GIVEN INSTRUCTION » Repeat everything from the first line of the listing below through the line that contains "from matplotlib.ticker import", exactly. Leave out pictures.

<<<<

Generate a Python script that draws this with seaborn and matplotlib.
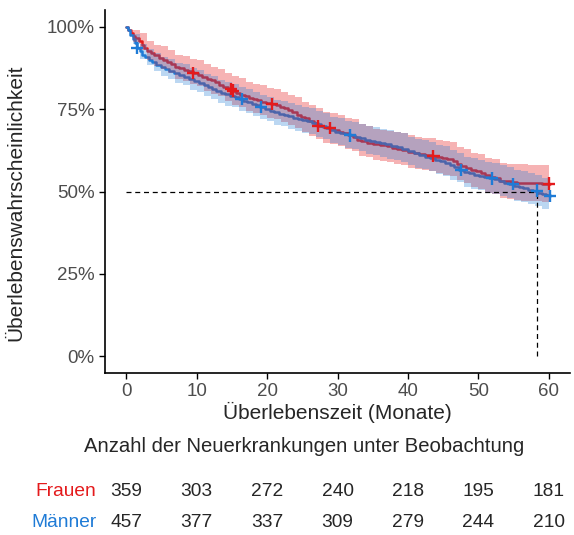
import numpy as np
import pandas as pd
import matplotlib
matplotlib.use("Agg")
import matplotlib.pyplot as plt
import seaborn as sns
from matplotlib.ticker import PercentFormatter

# Kaplan-Meier-Kurven
t_fr = [0, 0.3, 0.7, 1.0, 1.3, 1.8, 2.2, 2.5, 3.0, 3.5, 4.0, 4.6, 5.2, 5.8, 6.4, 7.0, 7.5,
        8.2, 8.8, 9.5, 10.2, 10.8, 11.5, 12.0, 12.6, 13.2, 13.8, 14.4, 15.0, 15.6, 16.2,
        16.8, 17.4, 18.0, 18.6, 19.2, 19.8, 20.5, 21.2, 21.8, 22.4, 23.0, 23.6, 24.2, 24.8,
        25.4, 26.0, 26.6, 27.2, 28.0, 28.8, 29.5, 30.2, 30.8, 31.5, 32.2, 32.8, 33.4, 34.2,
        35.0, 36.0, 37.0, 37.8, 38.5, 39.2, 40.0, 40.8, 41.6, 42.4, 43.2, 44.0, 44.8, 45.6,
        46.4, 47.0, 47.6, 48.3, 49.0, 49.7, 50.4, 51.0, 51.6, 52.3, 53.0, 53.8, 54.6, 55.5,
        56.5, 58.0, 59.0, 60.2]
s_fr = [1.0, 0.99, 0.98, 0.972, 0.965, 0.955, 0.945, 0.935, 0.927, 0.92, 0.913, 0.906, 0.9,
        0.894, 0.886, 0.878, 0.874, 0.868, 0.864, 0.86, 0.853, 0.847, 0.842, 0.838, 0.831,
        0.824, 0.817, 0.811, 0.806, 0.8, 0.794, 0.789, 0.785, 0.781, 0.777, 0.773, 0.769,
        0.765, 0.761, 0.757, 0.752, 0.747, 0.74, 0.733, 0.727, 0.722, 0.715, 0.707, 0.699,
        0.695, 0.692, 0.686, 0.682, 0.677, 0.671, 0.664, 0.657, 0.652, 0.647, 0.643, 0.64,
        0.637, 0.633, 0.629, 0.625, 0.621, 0.617, 0.614, 0.611, 0.608, 0.605, 0.602, 0.598,
        0.593, 0.585, 0.578, 0.572, 0.566, 0.561, 0.556, 0.55, 0.545, 0.54, 0.533, 0.531,
        0.529, 0.527, 0.526, 0.525, 0.524, 0.524]

t_ma = [0, 0.3, 0.6, 0.9, 1.2, 1.5, 1.9, 2.3, 2.7, 3.2, 3.7, 4.3, 4.9, 5.5, 6.1, 6.8, 7.5,
        8.2, 8.9, 9.6, 10.3, 11.0, 11.6, 12.2, 12.8, 13.4, 14.0, 14.7, 15.4, 16.0, 16.6,
        17.2, 17.8, 18.4, 19.0, 19.7, 20.4, 21.0, 21.7, 22.4, 23.0, 23.7, 24.4, 25.0, 25.7,
        26.4, 27.0, 27.7, 28.3, 29.0, 29.7, 30.4, 31.0, 31.8, 32.5, 33.2, 33.9, 34.6, 35.3,
        36.0, 36.8, 37.6, 38.4, 39.2, 40.0, 40.8, 41.6, 42.4, 43.1, 43.8, 44.5, 45.2, 45.9,
        46.6, 47.3, 48.0, 48.7, 49.4, 50.1, 50.8, 51.5, 52.2, 52.9, 53.6, 54.3, 55.0, 55.7,
        56.4, 57.1, 57.8, 58.4, 59.0, 59.6, 60.2]
s_ma = [1.0, 0.99, 0.975, 0.962, 0.95, 0.935, 0.925, 0.915, 0.908, 0.9, 0.892, 0.885, 0.878,
        0.872, 0.866, 0.86, 0.854, 0.848, 0.842, 0.835, 0.829, 0.823, 0.816, 0.81, 0.804,
        0.799, 0.795, 0.791, 0.786, 0.78, 0.775, 0.77, 0.765, 0.761, 0.757, 0.751, 0.745,
        0.74, 0.736, 0.731, 0.728, 0.724, 0.721, 0.718, 0.714, 0.709, 0.704, 0.699, 0.693,
        0.687, 0.682, 0.677, 0.674, 0.67, 0.665, 0.661, 0.657, 0.653, 0.65, 0.647, 0.643,
        0.639, 0.634, 0.628, 0.622, 0.616, 0.611, 0.606, 0.602, 0.597, 0.592, 0.586, 0.58,
        0.573, 0.566, 0.56, 0.555, 0.55, 0.546, 0.543, 0.54, 0.537, 0.532, 0.527, 0.522,
        0.518, 0.514, 0.51, 0.506, 0.503, 0.497, 0.493, 0.489, 0.486]

# Konfidenzbänder (monatlich)
ci_t = list(range(0, 61))
fr_hi = [1.0, 0.99, 0.98, 0.956, 0.945, 0.94, 0.93, 0.915, 0.912, 0.903, 0.9, 0.888, 0.879,
         0.873, 0.859, 0.849, 0.843, 0.833, 0.825, 0.822, 0.814, 0.81, 0.802, 0.793, 0.786,
         0.773, 0.761, 0.754, 0.742, 0.739, 0.733, 0.724, 0.719, 0.705, 0.7, 0.691, 0.688,
         0.685, 0.682, 0.678, 0.67, 0.666, 0.663, 0.661, 0.655, 0.653, 0.649, 0.636, 0.63,
         0.618, 0.613, 0.603, 0.598, 0.586, 0.585, 0.583, 0.582, 0.581, 0.58, 0.579, 0.579]
fr_lo = [1.0, 0.954, 0.93, 0.898, 0.881, 0.872, 0.858, 0.841, 0.836, 0.825, 0.82, 0.806,
         0.797, 0.789, 0.775, 0.763, 0.757, 0.745, 0.737, 0.732, 0.724, 0.72, 0.712, 0.701,
         0.694, 0.681, 0.669, 0.66, 0.648, 0.645, 0.639, 0.63, 0.623, 0.609, 0.604, 0.595,
         0.592, 0.589, 0.584, 0.58, 0.572, 0.568, 0.565, 0.561, 0.555, 0.551, 0.547, 0.534,
         0.526, 0.514, 0.509, 0.497, 0.492, 0.48, 0.477, 0.475, 0.472, 0.471, 0.47, 0.469,
         0.469]
ma_hi = [1.0, 0.978, 0.947, 0.933, 0.919, 0.907, 0.902, 0.891, 0.886, 0.875, 0.869, 0.857,
         0.851, 0.839, 0.831, 0.827, 0.816, 0.812, 0.802, 0.794, 0.788, 0.778, 0.774, 0.767,
         0.763, 0.757, 0.753, 0.744, 0.739, 0.727, 0.722, 0.715, 0.711, 0.706, 0.699, 0.695,
         0.689, 0.686, 0.682, 0.677, 0.665, 0.66, 0.655, 0.65, 0.642, 0.637, 0.625, 0.618,
         0.605, 0.601, 0.596, 0.589, 0.587, 0.579, 0.574, 0.565, 0.561, 0.557, 0.55, 0.54,
         0.536]
ma_lo = [1.0, 0.946, 0.903, 0.883, 0.865, 0.849, 0.842, 0.829, 0.822, 0.809, 0.801, 0.789,
         0.781, 0.769, 0.759, 0.755, 0.744, 0.738, 0.728, 0.72, 0.714, 0.702, 0.698, 0.689,
         0.685, 0.679, 0.675, 0.664, 0.659, 0.647, 0.642, 0.633, 0.629, 0.624, 0.615, 0.611,
         0.605, 0.6, 0.596, 0.591, 0.579, 0.572, 0.567, 0.562, 0.552, 0.547, 0.535, 0.528,
         0.515, 0.509, 0.504, 0.497, 0.493, 0.485, 0.48, 0.471, 0.467, 0.463, 0.456, 0.446,
         0.442]

# zensierte Beobachtungen
cens_fr_t = [9.5, 14.9, 15.2, 20.7, 27.3, 28.9, 43.6, 60.0]
cens_fr_s = [0.86, 0.811, 0.806, 0.765, 0.699, 0.692, 0.608, 0.524]
cens_ma_t = [1.5, 16.4, 19.1, 31.8, 47.6, 51.9, 54.9, 58.3, 60.2]
cens_ma_s = [0.935, 0.78, 0.757, 0.67, 0.566, 0.54, 0.522, 0.503, 0.486]

median_t = 58.3

# Risikotabelle
risk_t = [0, 10, 20, 30, 40, 50, 60]
risk_fr = [359, 303, 272, 240, 218, 195, 181]
risk_ma = [457, 377, 337, 309, 279, 244, 210]

colors = {"Frauen": "#E41A1C", "Männer": "#1F7BD6"}

sns.set_theme(style="ticks")
plt.rcParams['font.family'] = ['Liberation Sans', 'DejaVu Sans']

df = pd.concat([
    pd.DataFrame({"t": t_fr, "s": s_fr, "Gruppe": "Frauen"}),
    pd.DataFrame({"t": t_ma, "s": s_ma, "Gruppe": "Männer"}),
], ignore_index=True)
cens = pd.concat([
    pd.DataFrame({"t": cens_fr_t, "s": cens_fr_s, "Gruppe": "Frauen"}),
    pd.DataFrame({"t": cens_ma_t, "s": cens_ma_s, "Gruppe": "Männer"}),
], ignore_index=True)

fig = plt.figure(figsize=(5.74, 5.35), dpi=100)
ax = fig.add_axes([0.183, 0.303, 0.81, 0.678])

sns.lineplot(data=df, x="t", y="s", hue="Gruppe", palette=colors, estimator=None,
             drawstyle="steps-post", linewidth=1.8, legend=False, ax=ax, zorder=2)
ax.fill_between(ci_t, fr_lo, fr_hi, step="post", color=colors["Frauen"], alpha=0.33,
                linewidth=0, zorder=3)
ax.fill_between(ci_t, ma_lo, ma_hi, step="post", color=colors["Männer"], alpha=0.3,
                linewidth=0, zorder=3)
sns.scatterplot(data=cens, x="t", y="s", hue="Gruppe", palette=colors, marker="+",
                s=80, linewidth=1.7, legend=False, ax=ax, zorder=5)

ax.plot([0, median_t], [0.5, 0.5], ls=(0, (4, 3)), color="black", lw=0.9, zorder=4)
ax.plot([median_t, median_t], [0, 0.5], ls=(0, (4, 3)), color="black", lw=0.9, zorder=4)

ax.set_xlim(-3, 63)
ax.set_ylim(-0.05, 1.05)
ax.set_xticks(risk_t)
ax.set_yticks([0, 0.25, 0.5, 0.75, 1.0])
ax.yaxis.set_major_formatter(PercentFormatter(1.0, decimals=0))
ax.tick_params(labelsize=13.5, labelcolor="#4D4D4D", length=4, width=1, color="black")
ax.set_xlabel("Überlebenszeit (Monate)", fontsize=15)
ax.set_ylabel("Überlebenswahrscheinlichkeit", fontsize=15)
ax.xaxis.set_label_coords(0.5, -0.08)
ax.yaxis.set_label_coords(-0.172, 0.47)
for sp in ["top", "right"]:
    ax.spines[sp].set_visible(False)
for sp in ["left", "bottom"]:
    ax.spines[sp].set_linewidth(1.2)
    ax.spines[sp].set_color("black")

# Risikotabelle unten
tab = fig.add_axes([0.183, 0.0, 0.81, 0.2])
tab.set_xlim(-3, 63)
tab.set_ylim(0, 1)
tab.axis("off")
fig.text(0.53, 1 - 447 / 535, "Anzahl der Neuerkrankungen unter Beobachtung",
         ha="center", va="center", fontsize=14.6)
for row_y, g, vals in [(0.41, "Frauen", risk_fr), (0.12, "Männer", risk_ma)]:
    tab.text(-4.2, row_y, g, ha="right", va="center", fontsize=13.8, color=colors[g])
    for x, v in zip(risk_t, vals):
        tab.text(x, row_y, str(v), ha="center", va="center", fontsize=13.8)

fig.savefig("out.png", dpi=100)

>>>>

WRITTEN REPLY »
Generate a Python script that draws this with seaborn and matplotlib.
import numpy as np
import pandas as pd
import matplotlib
matplotlib.use("Agg")
import matplotlib.pyplot as plt
import seaborn as sns
from matplotlib.ticker import PercentFormatter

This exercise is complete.